На четвертый день их болезненного бездействия возле маленького серого домика тетушки Манизы остановилась великолепнейшая санная карета, четверкой вороных запряженная, в пух и прах раззолоченная. Из кареты вышел вельможа в парчовом кафтане и распахнутом плаще на меху, в затейливой шляпе с пером белого фазана, в сапогах со шпорами и ремешками. В руках он держал самую шикарную из всех корзин, когда-либо существовавших в природе. Сплетена она была из золотого прута, украшена топазами и благородной шпинелью и весила, судя по натужному виду вельможи, немало. В общем, именно такой и должна быть корзина, достойная вмещать в себя законного супруга принцессы и первого героя континента. Семеро лучших мастеров королевства трудились над ее созданием три дня и три ночи, без отдыха и сна, и из рук их вышло подлинное произведение ювелирного искусства! Кьетт Краввер даже расстроился:
— Ну вот! Если ты увеличишься, такая красота станет ненужной, пропадет зря! Подумай, может, оставить все как есть?

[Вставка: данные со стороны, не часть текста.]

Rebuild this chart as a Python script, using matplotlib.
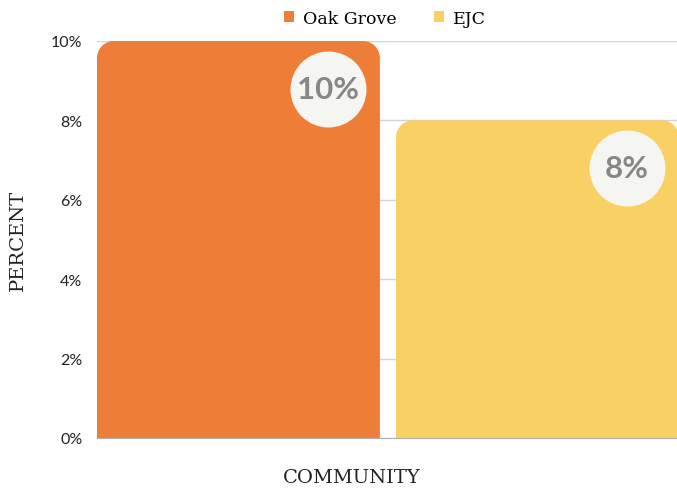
import matplotlib
matplotlib.use("Agg")
import matplotlib.pyplot as plt
from matplotlib.path import Path
from matplotlib.patches import PathPatch, Patch
from matplotlib.transforms import offset_copy

communities = ["Oak Grove", "EJC"]
percent = [10, 8]
colors = ["#ED7D37", "#F9D063"]
yticks = [0, 2, 4, 6, 8, 10]
ytick_labels = ["0%", "2%", "4%", "6%", "8%", "10%"]

W, H, DPI = 6.77, 4.89, 100
fig = plt.figure(figsize=(W, H), dpi=DPI)
ax = fig.add_axes([97/677, (489-439)/489, (677-97)/677, (439-42)/489])

x = list(range(len(communities)))
bars = ax.bar(x, percent, width=0.946, color=colors)
ax.set_xlim(-0.473, 1.4666)
ax.set_ylim(0, 10)
ax.set_yticks(yticks)
ax.set_yticklabels(ytick_labels, fontfamily="Lato", fontsize=11.5, color="#222222")
ax.set_xticks([])
ax.tick_params(axis="y", length=0, pad=10.5)
ax.grid(axis="y", color="#d4d4d4", linewidth=1)
ax.set_axisbelow(True)
for s in ["top", "right", "left"]:
    ax.spines[s].set_visible(False)
ax.spines["bottom"].set_color("#b0b0b0")
ax.spines["bottom"].set_zorder(5)

fig.canvas.draw()
p0 = ax.transData.transform((0, 0))
p1 = ax.transData.transform((1, 1))
px_x = p1[0] - p0[0]
px_y = p1[1] - p0[1]
r_px = 17
k = 0.5523

for rect, c in zip(bars, colors):
    x0 = rect.get_x(); x1 = x0 + rect.get_width()
    y0 = rect.get_y(); y1 = y0 + rect.get_height()
    rx = r_px / px_x; ry = r_px / px_y
    verts = [(x0, y0), (x0, y1 - ry),
             (x0, y1 - ry + k*ry), (x0 + rx - k*rx, y1), (x0 + rx, y1),
             (x1 - rx, y1),
             (x1 - rx + k*rx, y1), (x1, y1 - ry + k*ry), (x1, y1 - ry),
             (x1, y0), (x0, y0)]
    codes = [Path.MOVETO, Path.LINETO,
             Path.CURVE4, Path.CURVE4, Path.CURVE4,
             Path.LINETO,
             Path.CURVE4, Path.CURVE4, Path.CURVE4,
             Path.LINETO, Path.CLOSEPOLY]
    rect.set_visible(False)
    ax.add_patch(PathPatch(Path(verts, codes), facecolor=c, edgecolor="none", zorder=2, clip_on=False))

for rect, v in zip(bars, percent):
    xr = rect.get_x() + rect.get_width()
    top = rect.get_height()
    tr = offset_copy(ax.transData, fig=fig, x=-52, y=-48, units="dots")
    ax.plot([xr], [top], marker="o", markersize=76*72/DPI, color="#F5F5F1",
            markeredgewidth=0, transform=tr, zorder=4, clip_on=False)
    ax.text(xr, top, f"{v}%", transform=tr, ha="center", va="center",
            fontfamily="Lato", fontweight="bold", fontsize=22.5, color="#878787", zorder=5)

ax.set_ylabel("PERCENT", fontfamily="DejaVu Serif", fontsize=14, color="#222222", labelpad=17)
ax.text((352-97)/580, -0.097, "COMMUNITY", transform=ax.transAxes, ha="center", va="center",
        fontfamily="DejaVu Serif", fontsize=14, color="#222222")

handles = [Patch(facecolor=c, edgecolor="none") for c in colors]
fig.legend(handles, communities, loc="center", bbox_to_anchor=(385/677, 1 - 19/489),
           ncol=2, frameon=False, handlelength=0.58, handleheight=0.58,
           handletextpad=0.55, columnspacing=2.1,
           prop={"family": "DejaVu Serif", "size": 12.5})

fig.savefig("out.png", dpi=DPI)
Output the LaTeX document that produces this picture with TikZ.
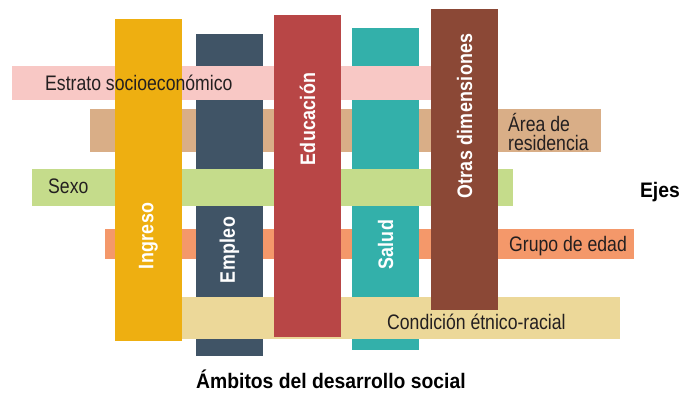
\documentclass[tikz,border=0pt]{standalone}
\usepackage{fontspec}
\setmainfont{Liberation Sans}
\newfontfamily\labfont{Liberation Sans}[FakeStretch=0.84]
\newfontfamily\vlabfont{Liberation Sans Bold}[FakeStretch=0.85, LetterSpace=1.5]
\newfontfamily\titfont{Liberation Sans Bold}[FakeStretch=0.92]
\definecolor{cIng}{HTML}{EEAF11}
\definecolor{cEmp}{HTML}{405466}
\definecolor{cEdu}{HTML}{B84646}
\definecolor{cSal}{HTML}{33B0AA}
\definecolor{cOtr}{HTML}{8B4836}
\definecolor{cEst}{HTML}{F8C8C5}
\definecolor{cAre}{HTML}{D9AE87}
\definecolor{cSex}{HTML}{C5DC8B}
\definecolor{cGru}{HTML}{F4986A}
\definecolor{cCon}{HTML}{ECD899}
\definecolor{cTxt}{HTML}{231F20}
\tikzset{
  bar/.style={rectangle, inner sep=0pt, outer sep=0pt, anchor=north west, draw=none},
  hlab/.style={inner sep=0pt, anchor=base west, text=cTxt, font=\labfont\fontsize{21}{19}\selectfont},
  vlab/.style={inner sep=0pt, rotate=90, text=white, font=\vlabfont\fontsize{21}{21}\selectfont},
  tlab/.style={inner sep=0pt, anchor=base west, text=black, font=\titfont\fontsize{21}{21}\selectfont}
}
\begin{document}
\begin{tikzpicture}[x=1pt,y=-1pt]
\useasboundingbox (0,0) rectangle (681,393);
% horizontal bars underneath all columns
\node[bar, fill=cAre, minimum width=511pt, minimum height=43pt] (are) at (90,109) {};
\node[bar, fill=cGru, minimum width=529pt, minimum height=30pt] (gru) at (105,229) {};
% columns beneath some bars
\node[bar, fill=cEmp, minimum width=67pt, minimum height=322pt] (emp) at (196,34) {};
\node[bar, fill=cSal, minimum width=67pt, minimum height=322pt] (sal) at (352,28) {};
% bars above Empleo and Salud
\node[bar, fill=cEst, minimum width=428pt, minimum height=34pt] (est) at (12,66) {};
\node[bar, fill=cSex, minimum width=481pt, minimum height=37pt] (sex) at (32,169) {};
\node[bar, fill=cCon, minimum width=438pt, minimum height=42pt] (con) at (182,297) {};
% top columns
\node[bar, fill=cIng, minimum width=67pt, minimum height=322pt] (ing) at (115,19) {};
\node[bar, fill=cEdu, minimum width=67pt, minimum height=322pt] (edu) at (274,15) {};
\node[bar, fill=cOtr, minimum width=67pt, minimum height=301pt] (otr) at (431,9) {};
% column labels
\node[vlab] (lIng) at (148.5,236) {Ingreso};
\node[vlab] (lEmp) at (229.5,250) {Empleo};
\node[vlab] (lEdu) at (307.5,119) {Educación};
\node[vlab] (lSal) at (385.5,245) {Salud};
\node[vlab] (lOtr) at (464.5,116) {Otras dimensiones};
% bar labels
\node[hlab] (lEst) at (45,91) {Estrato socioeconómico};
\node[hlab, anchor=west, align=left] (lAre) at (508,132) {Área de\\residencia};
\node[hlab] (lSex) at (48,194) {Sexo};
\node[hlab] (lGru) at (509,252) {Grupo de edad};
\node[hlab] (lCon) at (387,329) {Condición étnico-racial};
% titles
\node[tlab, anchor=base east] (ejes) at (680,198) {Ejes};
\node[tlab] (amb) at (196,388) {Ámbitos del desarrollo social};
\end{tikzpicture}
\end{document}
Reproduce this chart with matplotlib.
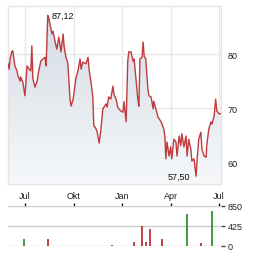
import numpy as np
import pandas as pd
import matplotlib
matplotlib.use("Agg")
import matplotlib.pyplot as plt
import matplotlib.dates as mdates
from matplotlib.colors import LinearSegmentedColormap

plt.rcParams['font.family'] = ['Liberation Sans', 'DejaVu Sans']

# price series
dates = pd.to_datetime([
    "2023-05-30", "2023-06-01", "2023-06-03", "2023-06-06", "2023-06-08", "2023-06-12",
    "2023-06-16", "2023-06-18", "2023-06-22", "2023-06-23", "2023-06-27", "2023-07-01",
    "2023-07-05", "2023-07-09", "2023-07-12", "2023-07-14", "2023-07-16", "2023-07-20",
    "2023-07-24", "2023-07-27", "2023-07-31", "2023-08-04", "2023-08-08", "2023-08-10",
    "2023-08-13", "2023-08-15", "2023-08-19", "2023-08-21", "2023-08-23", "2023-08-27",
    "2023-08-30", "2023-09-03", "2023-09-07", "2023-09-11", "2023-09-13", "2023-09-16",
    "2023-09-20", "2023-09-24", "2023-09-26", "2023-09-30", "2023-10-05", "2023-10-09",
    "2023-10-13", "2023-10-15", "2023-10-18", "2023-10-24", "2023-10-28", "2023-10-30",
    "2023-11-03", "2023-11-06", "2023-11-08", "2023-11-10", "2023-11-14", "2023-11-18",
    "2023-11-21", "2023-11-25", "2023-12-01", "2023-12-03", "2023-12-06", "2023-12-10",
    "2023-12-14", "2023-12-16", "2023-12-20", "2023-12-23", "2023-12-25", "2023-12-29",
    "2024-01-02", "2024-01-04", "2024-01-08", "2024-01-11", "2024-01-13", "2024-01-17",
    "2024-01-21", "2024-01-23", "2024-01-26", "2024-01-30", "2024-02-01", "2024-02-03",
    "2024-02-07", "2024-02-09", "2024-02-11", "2024-02-14", "2024-02-18", "2024-02-20",
    "2024-02-24", "2024-02-28", "2024-02-29", "2024-03-04", "2024-03-08", "2024-03-14",
    "2024-03-19", "2024-03-21", "2024-03-23", "2024-03-25", "2024-03-29", "2024-04-01",
    "2024-04-03", "2024-04-07", "2024-04-11", "2024-04-13", "2024-04-17", "2024-04-20",
    "2024-04-22", "2024-04-26", "2024-04-30", "2024-05-02", "2024-05-05", "2024-05-09",
    "2024-05-11", "2024-05-15", "2024-05-19", "2024-05-21", "2024-05-24", "2024-05-28",
    "2024-05-30", "2024-06-03", "2024-06-07", "2024-06-08", "2024-06-12", "2024-06-16",
    "2024-06-18", "2024-06-22", "2024-06-25", "2024-06-27", "2024-07-01", "2024-07-05",
])
prices = [
    78.2, 77.2, 79.1, 80.4, 80.6, 77.8,
    76.9, 75.9, 75.0, 75.8, 74.8, 72.3,
    77.8, 77.2, 76.9, 81.5, 75.4, 73.9,
    75.0, 76.9, 78.7, 79.1, 79.4, 77.8,
    87.12, 86.6, 84.6, 83.7, 84.2, 82.2,
    80.9, 83.1, 80.4, 83.7, 81.3, 79.6,
    78.2, 71.7, 70.4, 71.7, 75.4, 76.9,
    79.1, 77.2, 78.5, 78.2, 79.4, 77.2,
    74.5, 72.1, 66.7, 66.6, 65.8, 63.6,
    65.8, 69.9, 70.8, 70.2, 72.1, 71.7,
    74.1, 72.6, 71.7, 70.2, 69.9, 69.5,
    69.3, 71.2, 67.5, 78.7, 80.4, 80.4,
    78.7, 79.1, 75.9, 71.7, 70.4, 79.1,
    79.4, 82.2, 79.6, 79.1, 73.6, 72.3,
    72.1, 69.9, 71.3, 69.9, 68.4, 67.5,
    66.2, 64.9, 60.7, 63.8, 61.2, 62.9,
    60.7, 64.3, 63.8, 61.2, 64.9, 63.1,
    65.3, 62.9, 64.9, 61.2, 64.3, 62.5,
    60.3, 60.7, 57.5, 60.7, 64.3, 65.6,
    62.5, 61.2, 61.0, 63.1, 66.2, 67.5,
    67.1, 68.6, 71.7, 69.5, 69.0, 69.0,
]

# volume bars
vol_dates = pd.to_datetime([
    "2023-06-29", "2023-08-14", "2023-12-12", "2024-01-23", "2024-02-07", "2024-02-15",
    "2024-02-22", "2024-03-16", "2024-05-02", "2024-05-29", "2024-06-18",
])
vol_values = [150, 150, 20, 90, 430, 90, 360, 150, 680, 65, 745]
vol_up = [True, False, False, False, False, False, False, False, True, False, True]

tick_dates = pd.to_datetime(["2023-07-01", "2023-10-01", "2024-01-01", "2024-04-01", "2024-07-01"])
tick_labels = ["Jul", "Okt", "Jan", "Apr", "Jul"]
price_ticks = [60, 70, 80]
vol_ticks = [0, 425, 850]

xmin, xmax = pd.Timestamp("2023-05-30"), pd.Timestamp("2024-07-05")
ymin, ymax = 56.06, 88.84

W, H = 264, 255
fig = plt.figure(figsize=(W / 100, H / 100), dpi=100)
ax = fig.add_axes([8 / W, 1 - 185 / H, 213 / W, 178 / H])
axv = fig.add_axes([8 / W, 1 - 247 / H, 213 / W, 40 / H])

# gradient fill under the line
xn = mdates.date2num(dates)
poly = ax.fill_between(dates, prices, ymin, color='none', lw=0)
cmap = LinearSegmentedColormap.from_list('g', ['#f6f8fa', '#d2dae3'])
grad = np.linspace(0, 1, 256).reshape(-1, 1)
im = ax.imshow(grad, cmap=cmap, aspect='auto', origin='lower',
               extent=[mdates.date2num(xmin), mdates.date2num(xmax), ymin, ymax], zorder=1)
im.set_clip_path(poly.get_paths()[0], transform=ax.transData)
ax.plot(dates, prices, color='#bf3b3e', lw=1.0, zorder=3)

ax.set_xlim(xmin, xmax)
ax.set_ylim(ymin, ymax)
ax.set_xticks(tick_dates)
ax.set_xticklabels(tick_labels)
ax.set_yticks(price_ticks)
ax.yaxis.tick_right()
ax.tick_params(length=0, labelsize=6.5, colors='#222222')
ax.tick_params(axis='x', pad=5)
ax.tick_params(axis='y', pad=5)
ax.grid(True, color='#e8e8e8', lw=1)
ax.set_axisbelow(True)
for s in ax.spines.values():
    s.set_color('#e4e4e4')
    s.set_linewidth(1)

# high / low labels
i_max = int(np.argmax(prices))
i_min = int(np.argmin(prices))
ax.annotate(f"{prices[i_max]:.2f}".replace('.', ','), (dates[i_max], prices[i_max]),
            xytext=(3, 0), textcoords='offset points', ha='left', va='center',
            fontsize=6.5, color='#111111')
ax.annotate(f"{prices[i_min]:.2f}".replace('.', ','), (dates[i_min], prices[i_min]),
            xytext=(-4, 0), textcoords='offset points', ha='right', va='center',
            fontsize=6.5, color='#111111')

# volume panel
cols = ['#1e8a1e' if u else '#b52025' for u in vol_up]
axv.vlines(vol_dates, 0, vol_values, colors=cols, lw=1.2, zorder=3)
axv.set_xlim(xmin, xmax)
axv.set_ylim(0, 850)
axv.set_yticks(vol_ticks)
axv.set_yticklabels([str(v) for v in vol_ticks])
axv.yaxis.tick_right()
axv.xaxis.tick_top()
axv.set_xticks(tick_dates)
axv.tick_params(axis='x', length=2.5, width=1, color='#111111', labeltop=False, direction='out')
axv.tick_params(axis='y', length=3, width=1, color='#444444', labelsize=6.5, colors='#222222', pad=2)
axv.grid(True, axis='y', color='#cccccc', lw=1)
axv.set_axisbelow(True)
for s in axv.spines.values():
    s.set_visible(False)

fig.savefig("out.png", dpi=100)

Рыцарь Симиаз смерил его суровым взглядом, ответил холодно:
— Когдая увеличусь, моя жена станет держать здесь рукоделие. А если вы намерены и дальше городить чепуху, вместо того чтобы говорить о деле, то я велю себя унести и вернусь, когда вы будете настроены более конструктивно.
— Не надо! — поспешил вмешаться снурл. — Мы настроены весьма конструктивно. Продолжим разговор! Энге больше не будет отвлекаться, ведь правда?
— Не буду, — согласился тот. — Ваши корзины, обращайтесь с ними как хотите! Хоть рукоделие держите, хоть на помойку выбрасывайте — мне дела нет! — У него с утра было дурное настроение, раздражало вынужденное бездействие.
Но теперь бездействию этому, похоже, настал конец. Вот что поведал чужеземцам рыцарь Ге-Минрезо.
Едва оправившись от последствий свадебного пира, он, движимый чувством долга, завел с молодой женой разговор о Божественной Сандалии. Он ничего не скрывал, объяснил, что с ее помощью можно разрушить злые чары, но только в том случае, если она будет передана в руки третьим лицам и вывезена из королевства. Слова эти дались Симиазу нелегко, он был уверен, что получит отказ, и готов был выслушать суровую отповедь. Каково же было его удивление, когда молодая жена пожала сухонькими своими плечиками и небрежно бросила: «Интересно, кому так понадобилась эта старая божественная рухлядь, что ради нее даже околдовали человека?!»